(Provided material)

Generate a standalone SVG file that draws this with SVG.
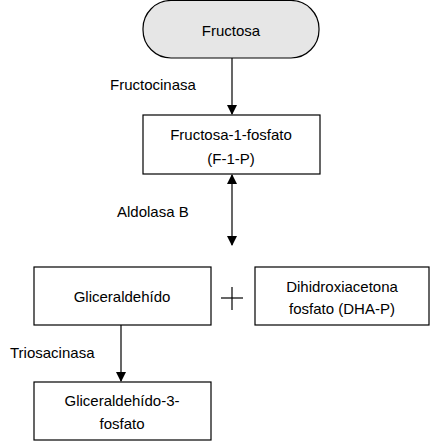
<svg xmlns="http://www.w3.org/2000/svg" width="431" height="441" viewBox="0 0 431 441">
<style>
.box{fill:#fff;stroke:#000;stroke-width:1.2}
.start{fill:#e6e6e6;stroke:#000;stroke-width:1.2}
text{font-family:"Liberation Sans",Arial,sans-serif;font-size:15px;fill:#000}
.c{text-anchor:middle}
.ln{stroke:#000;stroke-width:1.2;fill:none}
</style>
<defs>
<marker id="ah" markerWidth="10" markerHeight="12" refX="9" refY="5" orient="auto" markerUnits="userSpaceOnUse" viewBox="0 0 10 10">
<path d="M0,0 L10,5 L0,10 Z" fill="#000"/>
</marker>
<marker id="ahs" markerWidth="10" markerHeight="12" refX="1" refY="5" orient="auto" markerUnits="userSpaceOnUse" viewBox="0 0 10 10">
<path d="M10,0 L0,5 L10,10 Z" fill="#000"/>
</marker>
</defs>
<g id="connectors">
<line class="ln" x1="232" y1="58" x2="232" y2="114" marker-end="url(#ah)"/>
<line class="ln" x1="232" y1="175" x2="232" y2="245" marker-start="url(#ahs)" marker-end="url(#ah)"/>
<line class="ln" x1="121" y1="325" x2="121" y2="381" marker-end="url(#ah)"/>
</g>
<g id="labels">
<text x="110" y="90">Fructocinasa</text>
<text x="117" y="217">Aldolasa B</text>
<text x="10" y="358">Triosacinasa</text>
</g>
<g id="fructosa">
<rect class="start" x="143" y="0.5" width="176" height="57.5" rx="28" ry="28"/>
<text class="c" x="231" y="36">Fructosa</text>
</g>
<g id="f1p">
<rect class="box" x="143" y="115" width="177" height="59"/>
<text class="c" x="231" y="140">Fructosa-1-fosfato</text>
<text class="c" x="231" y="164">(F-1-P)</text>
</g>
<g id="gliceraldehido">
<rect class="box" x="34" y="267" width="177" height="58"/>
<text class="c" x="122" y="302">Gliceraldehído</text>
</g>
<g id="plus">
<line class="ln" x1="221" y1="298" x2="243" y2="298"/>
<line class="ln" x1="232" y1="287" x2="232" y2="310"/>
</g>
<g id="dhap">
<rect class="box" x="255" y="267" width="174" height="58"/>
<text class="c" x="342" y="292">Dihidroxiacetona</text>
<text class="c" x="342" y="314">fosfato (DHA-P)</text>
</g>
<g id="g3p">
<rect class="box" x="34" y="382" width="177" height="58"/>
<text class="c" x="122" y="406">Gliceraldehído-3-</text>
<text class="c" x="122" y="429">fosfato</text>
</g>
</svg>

(Your instructions)
Print each line of the material above exactly, with the pictures removed from your copy.

(Task solution)
Generate a standalone SVG file that draws this with SVG.
<svg xmlns="http://www.w3.org/2000/svg" width="431" height="441" viewBox="0 0 431 441">
<style>
.box{fill:#fff;stroke:#000;stroke-width:1.2}
.start{fill:#e6e6e6;stroke:#000;stroke-width:1.2}
text{font-family:"Liberation Sans",Arial,sans-serif;font-size:15px;fill:#000}
.c{text-anchor:middle}
.ln{stroke:#000;stroke-width:1.2;fill:none}
</style>
<defs>
<marker id="ah" markerWidth="10" markerHeight="12" refX="9" refY="5" orient="auto" markerUnits="userSpaceOnUse" viewBox="0 0 10 10">
<path d="M0,0 L10,5 L0,10 Z" fill="#000"/>
</marker>
<marker id="ahs" markerWidth="10" markerHeight="12" refX="1" refY="5" orient="auto" markerUnits="userSpaceOnUse" viewBox="0 0 10 10">
<path d="M10,0 L0,5 L10,10 Z" fill="#000"/>
</marker>
</defs>
<g id="connectors">
<line class="ln" x1="232" y1="58" x2="232" y2="114" marker-end="url(#ah)"/>
<line class="ln" x1="232" y1="175" x2="232" y2="245" marker-start="url(#ahs)" marker-end="url(#ah)"/>
<line class="ln" x1="121" y1="325" x2="121" y2="381" marker-end="url(#ah)"/>
</g>
<g id="labels">
<text x="110" y="90">Fructocinasa</text>
<text x="117" y="217">Aldolasa B</text>
<text x="10" y="358">Triosacinasa</text>
</g>
<g id="fructosa">
<rect class="start" x="143" y="0.5" width="176" height="57.5" rx="28" ry="28"/>
<text class="c" x="231" y="36">Fructosa</text>
</g>
<g id="f1p">
<rect class="box" x="143" y="115" width="177" height="59"/>
<text class="c" x="231" y="140">Fructosa-1-fosfato</text>
<text class="c" x="231" y="164">(F-1-P)</text>
</g>
<g id="gliceraldehido">
<rect class="box" x="34" y="267" width="177" height="58"/>
<text class="c" x="122" y="302">Gliceraldehído</text>
</g>
<g id="plus">
<line class="ln" x1="221" y1="298" x2="243" y2="298"/>
<line class="ln" x1="232" y1="287" x2="232" y2="310"/>
</g>
<g id="dhap">
<rect class="box" x="255" y="267" width="174" height="58"/>
<text class="c" x="342" y="292">Dihidroxiacetona</text>
<text class="c" x="342" y="314">fosfato (DHA-P)</text>
</g>
<g id="g3p">
<rect class="box" x="34" y="382" width="177" height="58"/>
<text class="c" x="122" y="406">Gliceraldehído-3-</text>
<text class="c" x="122" y="429">fosfato</text>
</g>
</svg>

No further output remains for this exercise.